GTE Sylvania's actions appeared to be illegal per se under the rule established in United States v. Arnold, Schwinn & Co., 388 U.S. 365 (1967), where the Court similarly considered a territorial restriction on the sale of a product.

==Judgment==
The Supreme Court overruled Schwinn (which had itself been a change in course from White Motor Co. v. United States, 372 U.S. 253 (1963), where the court had refused to adopt such a rule, 433 U.S., at 47) and held that such business practices must be analyzed under the rule of reason. Noting that "per se rules of illegality are appropriate only when they relate to conduct that is manifestly anticompetitive," 433 U.S., at 49–50, the court concluded that GTE's behavior transgressed the Sherman Act only if it was an unreasonable restraint of trade that would diminish competition and promote inefficiency.

==Significance==
The Sylvania case became the first shot in the court's march to the "Chicago School" version of antitrust economics as the touchstone of antitrust law. Attributed to the influence of Robert Bork, summarized in The Antitrust Paradox, and Richard Posner, explained in Antitrust Law (both published in 1978), these legal scholars popularized what Chicago economists had produced.
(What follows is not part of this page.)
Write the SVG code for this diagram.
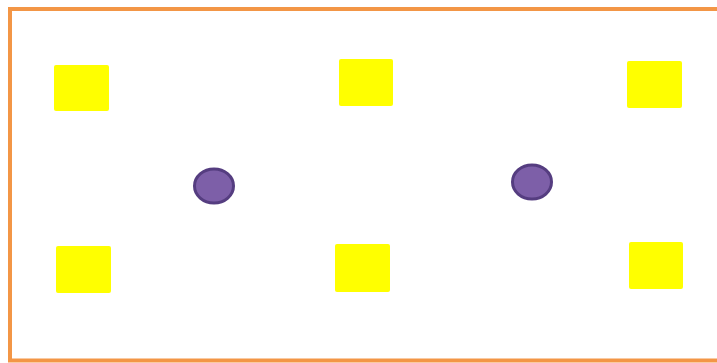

The initial ground was broken by economist George McGee, who reanalyzed the biggest antitrust ruling in history, the Supreme Court's split up of Standard Oil in 1911. McGee disputed Standard Oil's engagement in predatory pricing, the linchpin of its antitrust violations. McGee's view is now widely criticized, by lawyers Christopher Leslie, Elizabeth Granitz, Benjamin Klein, economists James Dalton, Louis Esposito, and historians Ron Chernow, Daniel Yergin. Bork and Posner wrote books that advised attorneys and courts that McGee's paper showed antitrust's foundation was uncertain. Other Chicago economists who influenced antitrust debates in ways that narrowed and limited its legal basis include Ronald Coase, Gary Becker, and George Stigler.

McGee was inspired to rethink antitrust law by his University of Chicago economics co-professor Aaron Director in the 1950s, according to Posner. Director was Milton Friedman's brother-in-law, and shared his agenda to move mainstream economics away from Keynesian macroeconomics and towards laissez-faire.

The case staked out the ground for cases like Broadcast Music v. Columbia Broadcasting System, State Oil Co. v. Khan, Verizon v. Trinko, and Leegin v. PSKS.